Quesiton
What book in the bible deals with wedding vows?
Answer
There is no passage in the Bible that deals with wedding vows as you hear them today. What passages there are that deal with marriage concern how long a couple should stay together and the reasons one spouse may “put away” (divorce) the other.
In Genesis 2, Moses wrote:
23And Adam said:
“This is now bone of my bones And flesh of my flesh; She shall be called Woman, Because she was taken out of Man.”
24Therefore a man shall leave his father and mother and be joined to his wife, and they shall become one flesh. The Holy Bible, New King James Version, (Nashville, Tennessee: Thomas Nelson, Inc.) 1982.

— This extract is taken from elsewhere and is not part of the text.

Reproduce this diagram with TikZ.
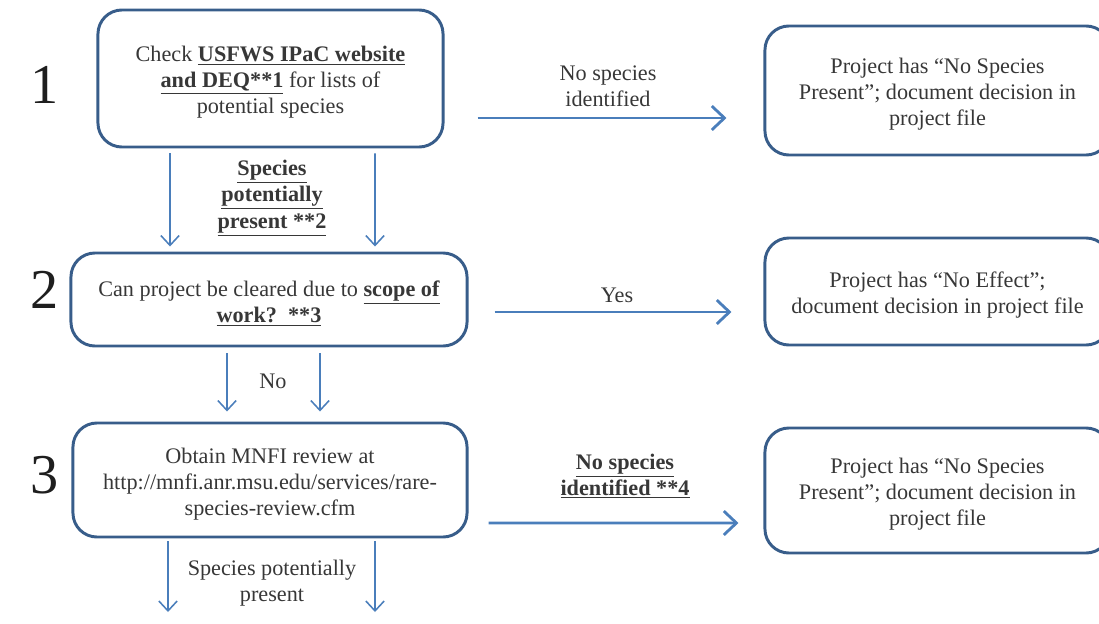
\documentclass[tikz,border=0pt]{standalone}
\usepackage{fontspec}
\setmainfont{Liberation Serif}
\usetikzlibrary{arrows.meta, calc}
\definecolor{boxline}{RGB}{56, 93, 138}
\definecolor{flowblue}{RGB}{74, 126, 187}
\definecolor{inkgray}{RGB}{55, 55, 55}
\definecolor{stepink}{RGB}{30, 30, 30}
\newcommand{\boxstrut}{\rule{0pt}{16.5pt}}

\begin{document}
\begin{tikzpicture}[x=0.025cm, y=-0.025cm,
  stepbox/.style={draw=boxline, line width=2.1pt, rounded corners=0.6cm, align=center, text=inkgray, inner sep=0pt, font=\fontsize{15.8}{18.6}\selectfont},
  flowlabel/.style={align=center, text=inkgray, inner sep=0pt, font=\fontsize{15.8}{18.6}\selectfont},
  stepnum/.style={text=stepink, inner sep=0pt, font=\fontsize{40}{40}\selectfont},
  hflow/.style={draw=flowblue, line width=2pt, -{Straight Barb[length=9pt, width=17pt, line width=2pt]}},
  vflow/.style={draw=flowblue, line width=1.1pt, -{Straight Barb[length=7pt, width=13pt, line width=1.1pt]}}]
  \useasboundingbox (0,0) rectangle (1099,624);
  \clip (0,0) rectangle (1099,624);
  % Step numbers
  \node[stepnum] (n1) at (45,85) {1};
  \node[stepnum] (n2) at (45,290) {2};
  \node[stepnum] (n3) at (45,475) {3};
  % Main column
  \node[stepbox, minimum width=8.625cm, minimum height=3.425cm] (b1) at (270.5,78.5)
    {\boxstrut Check \underline{\textbf{USFWS IPaC website}}\\ \underline{\textbf{and DEQ**1}} for lists of\\ potential species};
  \node[stepbox, minimum width=9.9cm, minimum height=2.325cm] (b2) at (269,299.5)
    {\boxstrut Can project be cleared due to \underline{\textbf{scope of}}\\ \underline{\textbf{work?~~**3}}};
  \node[stepbox, minimum width=9.85cm, minimum height=2.85cm] (b3) at (270,480)
    {\boxstrut Obtain MNFI review at\\ http://mnfi.anr.msu.edu/services/rare-\\ species-review.cfm};
  % Outcomes
  \node[stepbox, minimum width=8.625cm, minimum height=3.225cm] (r1) at (937.5,90.5)
    {\boxstrut Project has “No Species\\ Present”; document decision in\\ project file};
  \node[stepbox, minimum width=8.625cm, minimum height=2.675cm] (r2) at (937.5,291.5)
    {\boxstrut Project has “No Effect”;\\ document decision in project file};
  \node[stepbox, minimum width=8.625cm, minimum height=3.125cm] (r3) at (937.5,490.5)
    {\boxstrut Project has “No Species\\ Present”; document decision in\\ project file};
  % Arrow labels
  \node[flowlabel] (l1) at (608,86) {No species\\ identified};
  \node[flowlabel] (l2) at (617,295) {Yes};
  \node[flowlabel] (l3) at (625,476) {\underline{\textbf{No species}}\\ \underline{\textbf{identified **4}}};
  \node[flowlabel] (v1) at (272,198) {\underline{\textbf{Species}}\\ \underline{\textbf{potentially}}\\ \underline{\textbf{present **2}}};
  \node[flowlabel] (v2) at (273,381) {No};
  \node[flowlabel] (v3) at (272,583) {Species potentially\\ present};
  % Horizontal flows
  \draw[hflow] ($(b1.east)+(33,39.5)$) -- ($(r1.west)+(-37,27.5)$);
  \draw[hflow] ($(b2.east)+(26,12.5)$) -- ($(r2.west)+(-32,20.5)$);
  \draw[hflow] ($(b3.east)+(20,43)$) -- ($(r3.west)+(-25,32.5)$);
  % Vertical flows
  \draw[vflow] ($(b1.south)+(-100.5,5)$) -- ($(b2.north)+(-99,-5)$);
  \draw[vflow] ($(b1.south)+(104.5,5)$) -- ($(b2.north)+(106,-5)$);
  \draw[vflow] ($(b2.south)+(-42,6)$) -- ($(b3.north)+(-43,-10)$);
  \draw[vflow] ($(b2.south)+(51,6)$) -- ($(b3.north)+(50,-10)$);
  \coordinate (nextL) at (168,612);
  \coordinate (nextR) at (375,612);
  \draw[vflow] ($(b3.south)+(-102,3)$) -- (nextL);
  \draw[vflow] ($(b3.south)+(105,3)$) -- (nextR);
\end{tikzpicture}
\end{document}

This was quoted again in the New Testament by Christ in Matthew 19:
1Now it came to pass, when Jesus had finished these sayings, that He departed from Galilee and came to the region of Judea beyond the Jordan. 2And great multitudes followed Him, and He healed them there. 3The Pharisees also came to Him, testing Him, and saying to Him, “Is it lawful for a man to divorce his wife for just any reason?” 4And He answered and said to them, “Have you not read that He who made them at the beginning ‘made them male and female,’ 5“and said, ‘For this reason a man shall leave his father and mother and be joined to his wife, and the two shall become one flesh’? 6“So then, they are no longer two but one flesh. Therefore what God has joined together, let not man separate.” 7They said to Him, “Why then did Moses command to give a certificate of divorce, and to put her away?” 8He said to them, “Moses, because of the hardness of your hearts, permitted you to divorce your wives, but from the beginning it was not so. 9“And I say to you, whoever divorces his wife, except for sexual immorality, and marries another, commits adultery; and whoever marries her who is divorced commits adultery.” The Holy Bible, New King James Version, (Nashville, Tennessee: Thomas Nelson, Inc.) 1982.
Basically, the wedding vows you hear today are founded on this belief, although the soaring divorce rate indicates that too many people don’t believe what they’re saying.